Kata triliteral semitik ‘sin-lam-mim’ menurunkan beberapa istilah terpenting dalam pemahaman keislaman, yaitu “Islam” dan “Muslim”. Semuanya berakar dari kata “salam” yang berarti kedamaian. Syamsul kemudian mengutip Hadis Nabi yang berkaitan dengan definisi ‘islam’. Hadis tersebut berbunyi ‘al-muslimu man salima al-muslimuna min lisanihi wa yadihi’ yang berarti seorang muslim adalah orang yang mendapat kedamaian dan terhindar dari kekerasan lidah dan tangan orang lain.
“Jadi orang muslim itu sumber kedamaian, dan selalu menghindarkan orang lain dari kekerasan yang dia lakukan baik melalui mulut seperti di medsos apalagi melalui kekerasan fisik,” tutur Syamsul.
Muslim yang baik adalah orang yang damai dalam dirinya dan selalu menebarkan kedamaian untuk orang lain. Kedamaian akan memberi kehidupan yang adil, maslahat, tentram, dan penuh dengan kebahagiaan. Karenanya, jelaslah bahwa kekerasan, kebencian, dan permusuhan bukan bagian dari ajaran Islam.
Selain bermakna ‘damai’, kata ‘islam’ juga berarti keluar dari satu tempat menuju ruang baru. Dalam pepatah Arab dikatakan ‘kuntu ra’iya ibilin fa aslamtu ‘anha’ yang berarti ‘dulu aku seorang pengembala lalu aku keluar mencari kehidupan yang baru’. Dalam pepatah tersebut kata ‘aslamtu’ dimaknai dengan ‘perubahan menuju yang baru’.
“Jadi dalam kata ‘islam’ itu terdapat kemajuan yaitu orang yang selalu mengubah kondisi yang sekarang menuju kondisi yang lebih baik,” kata Syamsul.
Karenanya, tidak heran jika muncul sebuah adagium ‘Islam sholihun li kulli zaman wa makan’ atau Islam itu sesuai dengan waktu dan tempat. Artinya keluwesan inilah yang menjadikan Islam arif dan mudah didakwahkan kepada umat manusia. Ajaran yang terkandung di dalamnya bijaksana yang meninggalkan kesan kaku dan tidak dapat beradaptasi.

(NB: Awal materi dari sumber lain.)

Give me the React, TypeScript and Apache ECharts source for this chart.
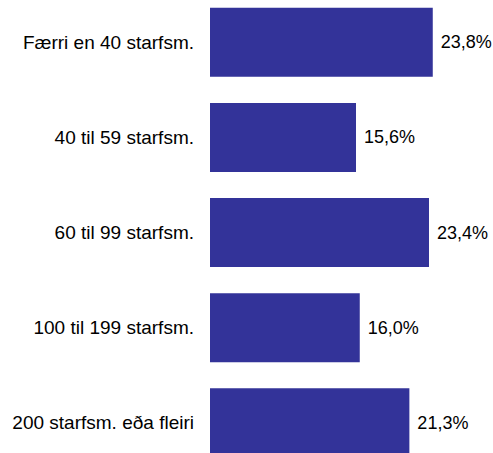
import React, { useEffect, useRef } from "react";
import * as echarts from "echarts";

const categories = [
  "Færri en 40 starfsm.",
  "40 til 59 starfsm.",
  "60 til 99 starfsm.",
  "100 til 199 starfsm.",
  "200 starfsm. eða fleiri",
];
const values = [23.8, 15.6, 23.4, 16.0, 21.3];

export default function App() {
  const ref = useRef<HTMLDivElement>(null);
  useEffect(() => {
    document.body.style.margin = "0";
    const chart = echarts.init(ref.current!, null, { renderer: "svg" });
    chart.setOption({
      animation: false,
      backgroundColor: "#ffffff",
      grid: {
        left: 210,
        top: -5.2,
        width: 280.8,
        height: 475.5,
        containLabel: false,
        outerBoundsMode: "none",
      },
      xAxis: {
        type: "value",
        min: 0,
        max: 30,
        show: false,
      },
      yAxis: {
        type: "category",
        data: categories,
        inverse: true,
        axisLine: { show: false },
        axisTick: { show: false },
        splitLine: { show: false },
        axisLabel: {
          margin: 16,
          color: "#000000",
          fontFamily: "Liberation Sans, Arial, sans-serif",
          fontSize: 19,
        },
      },
      series: [
        {
          type: "bar",
          data: values,
          barWidth: 69,
          itemStyle: { color: "#333399" },
          label: {
            show: true,
            position: "right",
            distance: 8,
            color: "#000000",
            fontFamily: "Liberation Sans, Arial, sans-serif",
            fontSize: 18,
            formatter: (p: any) => p.value.toFixed(1).replace(".", ",") + "%",
          },
        },
      ],
    });
    return () => chart.dispose();
  }, []);
  return <div ref={ref} style={{ width: 493, height: 453, position: "absolute", left: 0, top: 0 }} />;
}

Tetapi justru Islam mampu menjawab tantangan kontemporer.
Makna ketiga dari kata ‘islam’ selain ‘damai’ dan ‘ke tempat yang baru’ juga berarti ‘sullam’ atau ‘tangga’. Dari pengertian tersebut, Syamsul menerangkan bahwa kata ‘islam’ bermakna selalu meningkatan kualitas kehidupan manusia.